I am an unreliable historian, but also no historians are reliable. That is the nature of history, there are no truths, all facts are debatable, what has been told is not more important than what has been omitted. This critique can sound outlandish, but it shouldn’t—we just haven’t talked about our histories as more than simple narrative and formal style guide in most of our educations. We typically have one or two “History of Design” courses that are intended to cover everything from cave paintings to today. Those same courses cover form and theory. Imagine an English department with one or two courses about all of the books ever written, and also composition.

We need more promotion of our theoretical and historical writings by the academy. Steven Heller (as important as he is) should not be the most famous living design historian in graphic design. He is a pop history writer, not an academic historian. I saw one of our industry’s best design historians, Johanna Drucker, speak at Typecon in 2010. Her talk was very good, and was met with confusion from the audience. We lack the structures to consider our history in a deep and academic way, we seem incapable of a feminist reading of the Bauhaus, we can’t conceive of a Marxist reading of Massimo Vignelli’s American Airlines identity work, we are stuck on the surface of something very important and very interesting.

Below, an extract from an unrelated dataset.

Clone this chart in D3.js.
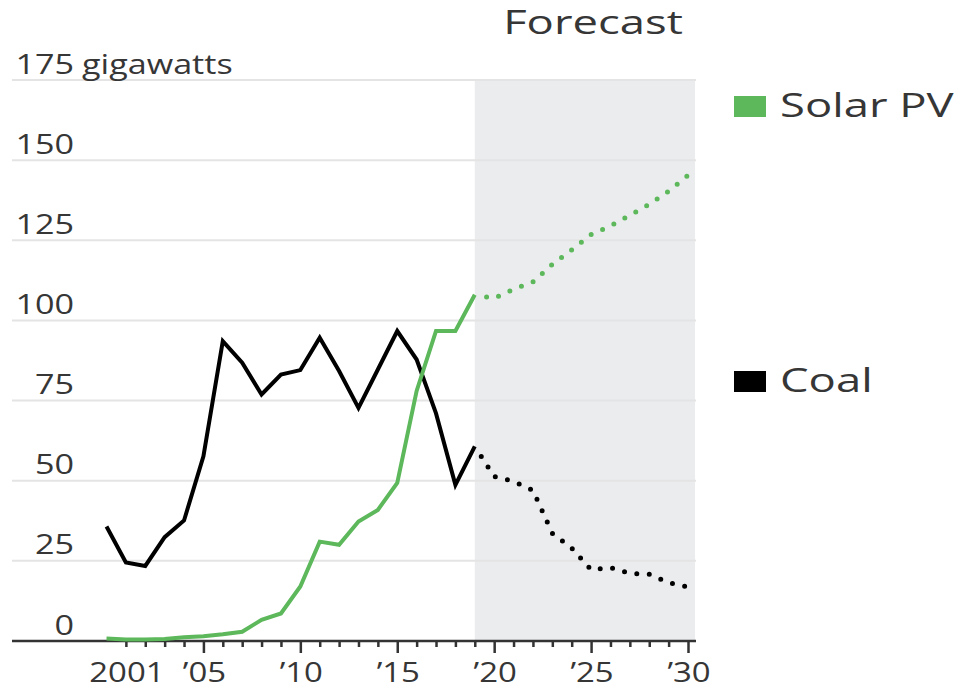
<!DOCTYPE html>
<html>
<head>
<meta charset="utf-8">
<title>Solar PV vs Coal</title>
<script src="https://d3js.org/d3.v7.min.js"></script>
<style>
  body { margin: 0; background: #fff; }
  text { font-family: "Open Sans", "DejaVu Sans", sans-serif; fill: #363636; }
</style>
</head>
<body>
<div id="chart"></div>
<script>
// data (gigawatts)
var actualYears = [2000, 2001, 2002, 2003, 2004, 2005, 2006, 2007, 2008, 2009,
                   2010, 2011, 2012, 2013, 2014, 2015, 2016, 2017, 2018, 2019];
var coalActual  = [35.7, 24.5, 23.4, 32.4, 37.6, 57.6, 93.5, 86.8, 76.9, 83.1,
                   84.5, 94.6, 84.2, 72.7, 84.7, 96.7, 87.8, 71, 48.7, 60.7];
var solarActual = [0.8, 0.5, 0.5, 0.6, 1.2, 1.5, 2.1, 2.9, 6.6, 8.6,
                   17, 31, 30, 37.3, 40.9, 49.3, 78, 96.7, 96.7, 108];

var forecastYears = [2019, 2020, 2021, 2022, 2023, 2024, 2025, 2026, 2027, 2028, 2029, 2030];
var coalForecast  = [60.7, 51.3, 49.8, 47, 33.6, 29, 22.2, 22.9, 21.1, 20.8, 18.2, 16.8];
var solarForecast = [108, 106.9, 109.7, 112, 117.5, 122, 126.8, 129.5, 132.8, 136.2, 140.3, 145.3];

var yTicks = [0, 25, 50, 75, 100, 125, 150, 175];
var xTicks = [2001, 2002, 2003, 2004, 2005, 2006, 2007, 2008, 2009, 2010,
              2011, 2012, 2013, 2014, 2015, 2016, 2017, 2018, 2019, 2020,
              2021, 2022, 2023, 2024, 2025, 2026, 2027, 2028, 2029, 2030];
var xLabels = {2001: "2001", 2005: "\u201905", 2010: "\u201910", 2015: "\u201915",
               2020: "\u201920", 2025: "\u201925", 2030: "\u201930"};

var series = [
  {name: "Solar PV", color: "#5cb85a", actual: solarActual, forecast: solarForecast, legendY: 117},
  {name: "Coal", color: "#000000", actual: coalActual, forecast: coalForecast, legendY: 392}
];

var W = 961, H = 690;
var svg = d3.select("#chart").append("svg")
  .attr("width", W)
  .attr("height", H);

var x = d3.scaleLinear().domain([2000, 2030]).range([106.5, 688]);
var y = d3.scaleLinear().domain([0, 175]).range([641, 80]);
var plotLeft = 12, plotRight = 696;

// the text in the picture is stretched sideways
function label(str, px, py, size, anchor, sx) {
  return svg.append("text")
    .attr("transform", "translate(" + px + "," + py + ") scale(" + sx + ",1)")
    .attr("font-size", size)
    .attr("text-anchor", anchor || "start")
    .text(str);
}
var SX_TICK = 1.22, SX_BIG = 1.42;

// forecast shading
svg.append("rect")
  .attr("x", x(2019))
  .attr("y", y(175))
  .attr("width", plotRight - 1 - x(2019))
  .attr("height", y(0) - y(175))
  .attr("fill", "#ebecee");

// gridlines
svg.append("g").selectAll("line")
  .data(yTicks.filter(function(d) { return d > 0; }))
  .enter().append("line")
    .attr("x1", plotLeft)
    .attr("x2", plotRight)
    .attr("y1", function(d) { return y(d); })
    .attr("y2", function(d) { return y(d); })
    .attr("stroke", "#e4e4e4")
    .attr("stroke-width", 2);

// y labels
yTicks.forEach(function(d) {
  label(String(d), 74, y(d) - 6.5, 28, "end", SX_TICK);
});
label("gigawatts", 82, y(175) - 6.5, 28, "start", SX_TICK);

// x axis
var xAxis = d3.axisBottom(x)
  .tickValues(xTicks)
  .tickSizeOuter(0)
  .tickSize(6)
  .tickFormat("");
var axisG = svg.append("g")
  .attr("transform", "translate(0," + y(0) + ")")
  .call(xAxis);
axisG.select(".domain").remove();
axisG.selectAll(".tick line")
  .attr("stroke", "#333")
  .attr("stroke-width", 2.5)
  .attr("y2", function(d) { return d % 5 === 0 ? 12 : 6; });
axisG.append("line")
  .attr("x1", plotLeft)
  .attr("x2", plotRight)
  .attr("stroke", "#333")
  .attr("stroke-width", 2.5);

Object.keys(xLabels).forEach(function(k) {
  label(xLabels[k], x(+k) + 1, 682, 27, "middle", SX_TICK);
});

label("Forecast", 593, 34, 32, "middle", SX_BIG);

// lines
var line = d3.line()
  .x(function(d) { return x(d[0]); })
  .y(function(d) { return y(d[1]); });

series.slice().reverse().forEach(function(s) {
  svg.append("path")
    .datum(d3.zip(forecastYears, s.forecast))
    .attr("d", line)
    .attr("fill", "none")
    .attr("stroke", s.color)
    .attr("stroke-width", 5)
    .attr("stroke-linecap", "round")
    .attr("stroke-dasharray", "0 12.5")
    .attr("stroke-dashoffset", -12);
  svg.append("path")
    .datum(d3.zip(actualYears, s.actual))
    .attr("d", line)
    .attr("fill", "none")
    .attr("stroke", s.color)
    .attr("stroke-width", 4)
    .attr("stroke-linejoin", "miter");
});

// legend
series.forEach(function(s) {
  svg.append("rect")
    .attr("x", 734)
    .attr("y", s.legendY - 21)
    .attr("width", 32)
    .attr("height", 21)
    .attr("fill", s.color);
  label(s.name, 780, s.legendY, 32, "start", SX_BIG);
});
</script>
</body>
</html>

Graphic design history is important, not because it is deserving of its rightful place in some sort of library, but because we continue to practice what was learned, invented, refined, and developed still today, but we don’t know why any of it happened. We have simple stories that continue as unchallenged narrative, one that is most likely wrong in lots of very important ways.


Work cited.

Meggs, Philip B., Alston W. Purvis, and Philip B. Meggs. 2006. Meggs' history of graphic design.